- _The request_
Return each line of the listing below, unchanged, and omit the images.

- _Data lines_
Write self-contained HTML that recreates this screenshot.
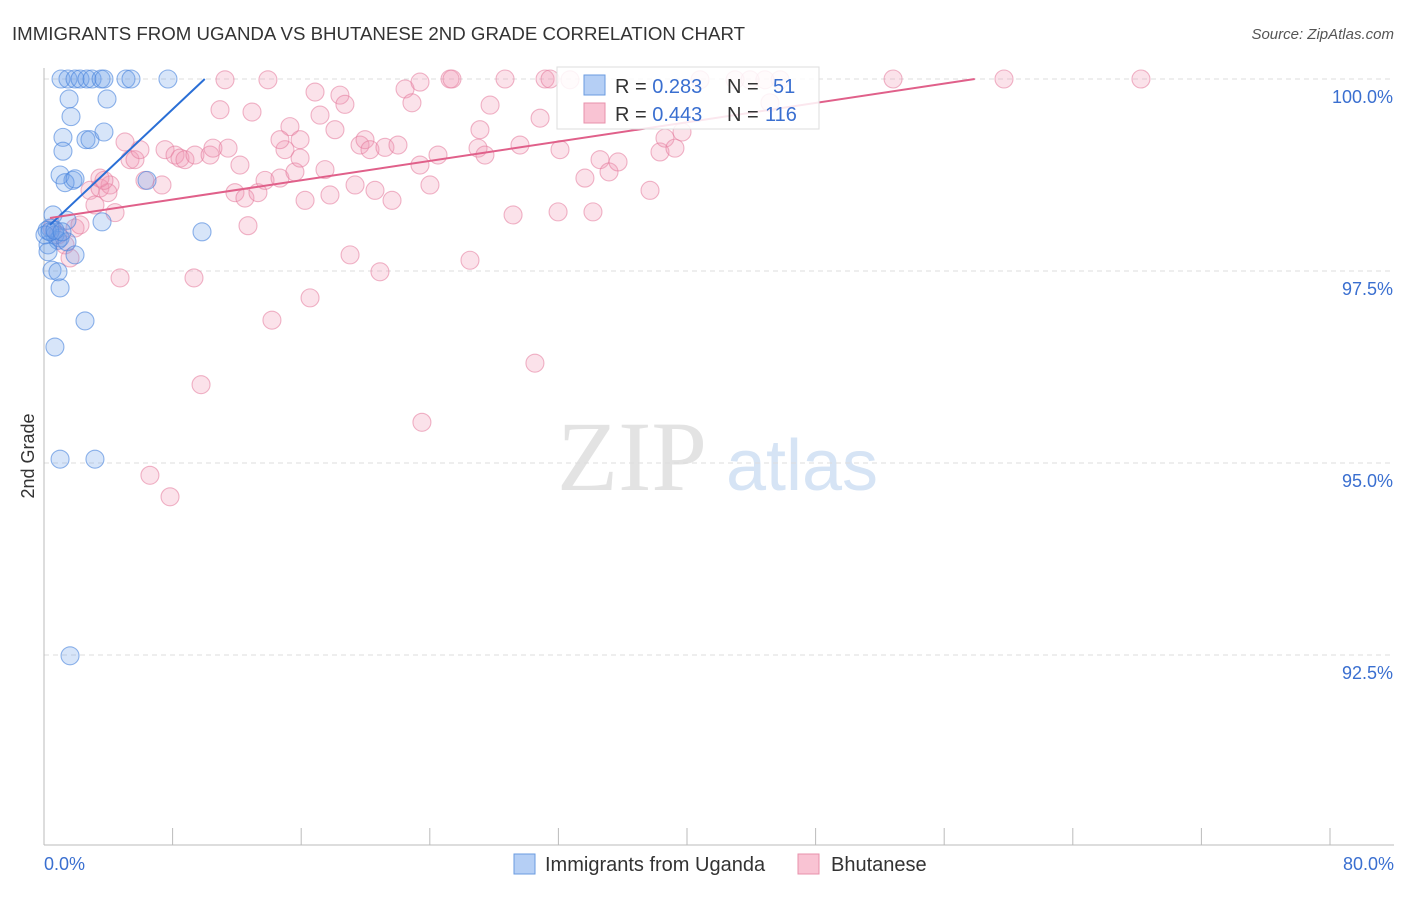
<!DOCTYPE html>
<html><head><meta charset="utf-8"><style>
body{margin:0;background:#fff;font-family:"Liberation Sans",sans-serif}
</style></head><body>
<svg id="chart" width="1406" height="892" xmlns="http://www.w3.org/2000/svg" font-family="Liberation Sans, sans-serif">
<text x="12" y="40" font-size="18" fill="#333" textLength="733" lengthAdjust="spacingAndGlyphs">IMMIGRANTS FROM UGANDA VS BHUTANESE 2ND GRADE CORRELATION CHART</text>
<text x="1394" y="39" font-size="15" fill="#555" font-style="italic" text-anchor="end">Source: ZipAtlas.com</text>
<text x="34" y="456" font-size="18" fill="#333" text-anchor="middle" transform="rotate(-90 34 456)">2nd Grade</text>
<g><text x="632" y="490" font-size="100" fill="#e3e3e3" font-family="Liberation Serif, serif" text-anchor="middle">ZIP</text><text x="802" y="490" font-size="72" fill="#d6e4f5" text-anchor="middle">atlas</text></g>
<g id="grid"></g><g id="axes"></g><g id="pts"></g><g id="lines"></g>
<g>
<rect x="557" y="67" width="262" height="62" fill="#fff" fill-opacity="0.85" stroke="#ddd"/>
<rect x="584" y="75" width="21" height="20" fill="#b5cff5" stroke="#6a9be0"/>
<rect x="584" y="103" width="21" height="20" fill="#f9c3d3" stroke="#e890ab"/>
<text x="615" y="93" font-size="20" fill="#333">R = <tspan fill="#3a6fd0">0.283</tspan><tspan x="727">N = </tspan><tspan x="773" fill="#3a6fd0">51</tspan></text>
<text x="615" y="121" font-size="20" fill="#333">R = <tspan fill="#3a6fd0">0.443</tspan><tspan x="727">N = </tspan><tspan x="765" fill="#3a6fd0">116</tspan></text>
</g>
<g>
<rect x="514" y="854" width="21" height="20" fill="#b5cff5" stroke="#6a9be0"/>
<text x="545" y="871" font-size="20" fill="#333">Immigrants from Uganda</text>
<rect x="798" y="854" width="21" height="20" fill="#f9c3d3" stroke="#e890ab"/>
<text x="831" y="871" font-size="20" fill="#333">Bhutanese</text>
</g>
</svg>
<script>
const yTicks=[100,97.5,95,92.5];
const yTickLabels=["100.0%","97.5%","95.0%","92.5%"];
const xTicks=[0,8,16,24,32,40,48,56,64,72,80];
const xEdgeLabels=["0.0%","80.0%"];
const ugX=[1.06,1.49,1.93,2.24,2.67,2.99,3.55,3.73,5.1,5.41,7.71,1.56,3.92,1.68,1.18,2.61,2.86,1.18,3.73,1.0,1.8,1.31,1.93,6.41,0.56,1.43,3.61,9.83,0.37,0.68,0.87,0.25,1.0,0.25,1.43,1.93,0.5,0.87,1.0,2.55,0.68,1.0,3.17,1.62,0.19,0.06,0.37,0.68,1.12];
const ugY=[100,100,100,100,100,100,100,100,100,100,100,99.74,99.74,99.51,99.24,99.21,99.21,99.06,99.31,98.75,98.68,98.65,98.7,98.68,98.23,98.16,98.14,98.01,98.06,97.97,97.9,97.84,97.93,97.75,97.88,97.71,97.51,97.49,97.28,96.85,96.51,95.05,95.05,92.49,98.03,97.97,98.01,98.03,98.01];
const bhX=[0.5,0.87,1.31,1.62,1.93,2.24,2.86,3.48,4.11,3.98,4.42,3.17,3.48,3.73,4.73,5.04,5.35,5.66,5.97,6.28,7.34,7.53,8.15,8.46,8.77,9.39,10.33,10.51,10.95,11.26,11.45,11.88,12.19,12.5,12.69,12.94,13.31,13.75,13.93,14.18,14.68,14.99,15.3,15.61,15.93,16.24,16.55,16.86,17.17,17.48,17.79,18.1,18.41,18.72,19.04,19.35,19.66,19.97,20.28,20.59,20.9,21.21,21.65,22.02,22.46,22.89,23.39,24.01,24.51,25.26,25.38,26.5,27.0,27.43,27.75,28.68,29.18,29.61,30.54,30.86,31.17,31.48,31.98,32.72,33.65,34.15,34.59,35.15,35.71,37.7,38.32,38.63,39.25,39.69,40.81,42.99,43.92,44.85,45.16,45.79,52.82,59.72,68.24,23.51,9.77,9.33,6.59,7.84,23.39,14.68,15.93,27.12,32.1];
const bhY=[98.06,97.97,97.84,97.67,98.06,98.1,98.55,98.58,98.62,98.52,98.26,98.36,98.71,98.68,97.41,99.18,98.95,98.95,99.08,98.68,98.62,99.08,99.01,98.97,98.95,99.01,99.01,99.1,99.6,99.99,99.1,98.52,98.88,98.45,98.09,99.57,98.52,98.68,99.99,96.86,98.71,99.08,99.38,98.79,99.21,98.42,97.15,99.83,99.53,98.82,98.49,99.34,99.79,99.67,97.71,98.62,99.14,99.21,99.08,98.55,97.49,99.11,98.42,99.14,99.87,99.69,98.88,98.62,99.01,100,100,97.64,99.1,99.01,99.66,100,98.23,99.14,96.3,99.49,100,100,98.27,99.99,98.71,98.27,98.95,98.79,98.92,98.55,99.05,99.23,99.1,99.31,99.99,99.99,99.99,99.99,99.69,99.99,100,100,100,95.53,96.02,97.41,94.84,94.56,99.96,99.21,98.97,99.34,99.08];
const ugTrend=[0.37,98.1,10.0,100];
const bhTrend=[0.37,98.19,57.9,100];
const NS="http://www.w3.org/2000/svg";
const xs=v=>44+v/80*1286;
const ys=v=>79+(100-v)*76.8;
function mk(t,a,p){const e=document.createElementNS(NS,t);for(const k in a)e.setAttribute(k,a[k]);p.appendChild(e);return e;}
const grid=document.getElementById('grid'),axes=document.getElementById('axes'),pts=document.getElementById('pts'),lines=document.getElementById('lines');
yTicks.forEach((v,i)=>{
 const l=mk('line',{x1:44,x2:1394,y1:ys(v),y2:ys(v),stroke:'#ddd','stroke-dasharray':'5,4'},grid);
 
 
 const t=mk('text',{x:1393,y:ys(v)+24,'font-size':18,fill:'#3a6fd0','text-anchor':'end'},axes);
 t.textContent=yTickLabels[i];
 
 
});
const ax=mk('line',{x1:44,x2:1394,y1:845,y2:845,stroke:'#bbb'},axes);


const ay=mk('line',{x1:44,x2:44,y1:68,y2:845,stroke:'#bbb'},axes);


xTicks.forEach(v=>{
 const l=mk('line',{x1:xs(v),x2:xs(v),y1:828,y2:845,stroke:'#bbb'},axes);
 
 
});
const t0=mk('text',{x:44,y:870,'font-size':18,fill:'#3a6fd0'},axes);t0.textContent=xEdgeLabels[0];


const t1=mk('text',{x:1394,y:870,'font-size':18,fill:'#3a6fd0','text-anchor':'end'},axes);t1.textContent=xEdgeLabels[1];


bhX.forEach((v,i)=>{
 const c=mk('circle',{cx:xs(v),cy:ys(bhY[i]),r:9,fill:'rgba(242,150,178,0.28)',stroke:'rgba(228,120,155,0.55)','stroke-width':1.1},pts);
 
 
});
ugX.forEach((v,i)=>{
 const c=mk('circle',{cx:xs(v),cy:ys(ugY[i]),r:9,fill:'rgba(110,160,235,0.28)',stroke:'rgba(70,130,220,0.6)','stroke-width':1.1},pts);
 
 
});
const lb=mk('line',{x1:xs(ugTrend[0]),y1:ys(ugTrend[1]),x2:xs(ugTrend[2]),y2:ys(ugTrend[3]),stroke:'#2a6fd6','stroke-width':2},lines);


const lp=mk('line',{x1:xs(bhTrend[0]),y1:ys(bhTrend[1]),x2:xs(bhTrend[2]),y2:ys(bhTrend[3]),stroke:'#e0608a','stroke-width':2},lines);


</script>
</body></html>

- _Task answer_
Write self-contained HTML that recreates this screenshot.
<!DOCTYPE html>
<html><head><meta charset="utf-8"><style>
body{margin:0;background:#fff;font-family:"Liberation Sans",sans-serif}
</style></head><body>
<svg id="chart" width="1406" height="892" xmlns="http://www.w3.org/2000/svg" font-family="Liberation Sans, sans-serif">
<text x="12" y="40" font-size="18" fill="#333" textLength="733" lengthAdjust="spacingAndGlyphs">IMMIGRANTS FROM UGANDA VS BHUTANESE 2ND GRADE CORRELATION CHART</text>
<text x="1394" y="39" font-size="15" fill="#555" font-style="italic" text-anchor="end">Source: ZipAtlas.com</text>
<text x="34" y="456" font-size="18" fill="#333" text-anchor="middle" transform="rotate(-90 34 456)">2nd Grade</text>
<g><text x="632" y="490" font-size="100" fill="#e3e3e3" font-family="Liberation Serif, serif" text-anchor="middle">ZIP</text><text x="802" y="490" font-size="72" fill="#d6e4f5" text-anchor="middle">atlas</text></g>
<g id="grid"></g><g id="axes"></g><g id="pts"></g><g id="lines"></g>
<g>
<rect x="557" y="67" width="262" height="62" fill="#fff" fill-opacity="0.85" stroke="#ddd"/>
<rect x="584" y="75" width="21" height="20" fill="#b5cff5" stroke="#6a9be0"/>
<rect x="584" y="103" width="21" height="20" fill="#f9c3d3" stroke="#e890ab"/>
<text x="615" y="93" font-size="20" fill="#333">R = <tspan fill="#3a6fd0">0.283</tspan><tspan x="727">N = </tspan><tspan x="773" fill="#3a6fd0">51</tspan></text>
<text x="615" y="121" font-size="20" fill="#333">R = <tspan fill="#3a6fd0">0.443</tspan><tspan x="727">N = </tspan><tspan x="765" fill="#3a6fd0">116</tspan></text>
</g>
<g>
<rect x="514" y="854" width="21" height="20" fill="#b5cff5" stroke="#6a9be0"/>
<text x="545" y="871" font-size="20" fill="#333">Immigrants from Uganda</text>
<rect x="798" y="854" width="21" height="20" fill="#f9c3d3" stroke="#e890ab"/>
<text x="831" y="871" font-size="20" fill="#333">Bhutanese</text>
</g>
</svg>
<script>
const yTicks=[100,97.5,95,92.5];
const yTickLabels=["100.0%","97.5%","95.0%","92.5%"];
const xTicks=[0,8,16,24,32,40,48,56,64,72,80];
const xEdgeLabels=["0.0%","80.0%"];
const ugX=[1.06,1.49,1.93,2.24,2.67,2.99,3.55,3.73,5.1,5.41,7.71,1.56,3.92,1.68,1.18,2.61,2.86,1.18,3.73,1.0,1.8,1.31,1.93,6.41,0.56,1.43,3.61,9.83,0.37,0.68,0.87,0.25,1.0,0.25,1.43,1.93,0.5,0.87,1.0,2.55,0.68,1.0,3.17,1.62,0.19,0.06,0.37,0.68,1.12];
const ugY=[100,100,100,100,100,100,100,100,100,100,100,99.74,99.74,99.51,99.24,99.21,99.21,99.06,99.31,98.75,98.68,98.65,98.7,98.68,98.23,98.16,98.14,98.01,98.06,97.97,97.9,97.84,97.93,97.75,97.88,97.71,97.51,97.49,97.28,96.85,96.51,95.05,95.05,92.49,98.03,97.97,98.01,98.03,98.01];
const bhX=[0.5,0.87,1.31,1.62,1.93,2.24,2.86,3.48,4.11,3.98,4.42,3.17,3.48,3.73,4.73,5.04,5.35,5.66,5.97,6.28,7.34,7.53,8.15,8.46,8.77,9.39,10.33,10.51,10.95,11.26,11.45,11.88,12.19,12.5,12.69,12.94,13.31,13.75,13.93,14.18,14.68,14.99,15.3,15.61,15.93,16.24,16.55,16.86,17.17,17.48,17.79,18.1,18.41,18.72,19.04,19.35,19.66,19.97,20.28,20.59,20.9,21.21,21.65,22.02,22.46,22.89,23.39,24.01,24.51,25.26,25.38,26.5,27.0,27.43,27.75,28.68,29.18,29.61,30.54,30.86,31.17,31.48,31.98,32.72,33.65,34.15,34.59,35.15,35.71,37.7,38.32,38.63,39.25,39.69,40.81,42.99,43.92,44.85,45.16,45.79,52.82,59.72,68.24,23.51,9.77,9.33,6.59,7.84,23.39,14.68,15.93,27.12,32.1];
const bhY=[98.06,97.97,97.84,97.67,98.06,98.1,98.55,98.58,98.62,98.52,98.26,98.36,98.71,98.68,97.41,99.18,98.95,98.95,99.08,98.68,98.62,99.08,99.01,98.97,98.95,99.01,99.01,99.1,99.6,99.99,99.1,98.52,98.88,98.45,98.09,99.57,98.52,98.68,99.99,96.86,98.71,99.08,99.38,98.79,99.21,98.42,97.15,99.83,99.53,98.82,98.49,99.34,99.79,99.67,97.71,98.62,99.14,99.21,99.08,98.55,97.49,99.11,98.42,99.14,99.87,99.69,98.88,98.62,99.01,100,100,97.64,99.1,99.01,99.66,100,98.23,99.14,96.3,99.49,100,100,98.27,99.99,98.71,98.27,98.95,98.79,98.92,98.55,99.05,99.23,99.1,99.31,99.99,99.99,99.99,99.99,99.69,99.99,100,100,100,95.53,96.02,97.41,94.84,94.56,99.96,99.21,98.97,99.34,99.08];
const ugTrend=[0.37,98.1,10.0,100];
const bhTrend=[0.37,98.19,57.9,100];
const NS="http://www.w3.org/2000/svg";
const xs=v=>44+v/80*1286;
const ys=v=>79+(100-v)*76.8;
function mk(t,a,p){const e=document.createElementNS(NS,t);for(const k in a)e.setAttribute(k,a[k]);p.appendChild(e);return e;}
const grid=document.getElementById('grid'),axes=document.getElementById('axes'),pts=document.getElementById('pts'),lines=document.getElementById('lines');
yTicks.forEach((v,i)=>{
 const l=mk('line',{x1:44,x2:1394,y1:ys(v),y2:ys(v),stroke:'#ddd','stroke-dasharray':'5,4'},grid);
 
 
 const t=mk('text',{x:1393,y:ys(v)+24,'font-size':18,fill:'#3a6fd0','text-anchor':'end'},axes);
 t.textContent=yTickLabels[i];
 
 
});
const ax=mk('line',{x1:44,x2:1394,y1:845,y2:845,stroke:'#bbb'},axes);


const ay=mk('line',{x1:44,x2:44,y1:68,y2:845,stroke:'#bbb'},axes);


xTicks.forEach(v=>{
 const l=mk('line',{x1:xs(v),x2:xs(v),y1:828,y2:845,stroke:'#bbb'},axes);
 
 
});
const t0=mk('text',{x:44,y:870,'font-size':18,fill:'#3a6fd0'},axes);t0.textContent=xEdgeLabels[0];


const t1=mk('text',{x:1394,y:870,'font-size':18,fill:'#3a6fd0','text-anchor':'end'},axes);t1.textContent=xEdgeLabels[1];


bhX.forEach((v,i)=>{
 const c=mk('circle',{cx:xs(v),cy:ys(bhY[i]),r:9,fill:'rgba(242,150,178,0.28)',stroke:'rgba(228,120,155,0.55)','stroke-width':1.1},pts);
 
 
});
ugX.forEach((v,i)=>{
 const c=mk('circle',{cx:xs(v),cy:ys(ugY[i]),r:9,fill:'rgba(110,160,235,0.28)',stroke:'rgba(70,130,220,0.6)','stroke-width':1.1},pts);
 
 
});
const lb=mk('line',{x1:xs(ugTrend[0]),y1:ys(ugTrend[1]),x2:xs(ugTrend[2]),y2:ys(ugTrend[3]),stroke:'#2a6fd6','stroke-width':2},lines);


const lp=mk('line',{x1:xs(bhTrend[0]),y1:ys(bhTrend[1]),x2:xs(bhTrend[2]),y2:ys(bhTrend[3]),stroke:'#e0608a','stroke-width':2},lines);


</script>
</body></html>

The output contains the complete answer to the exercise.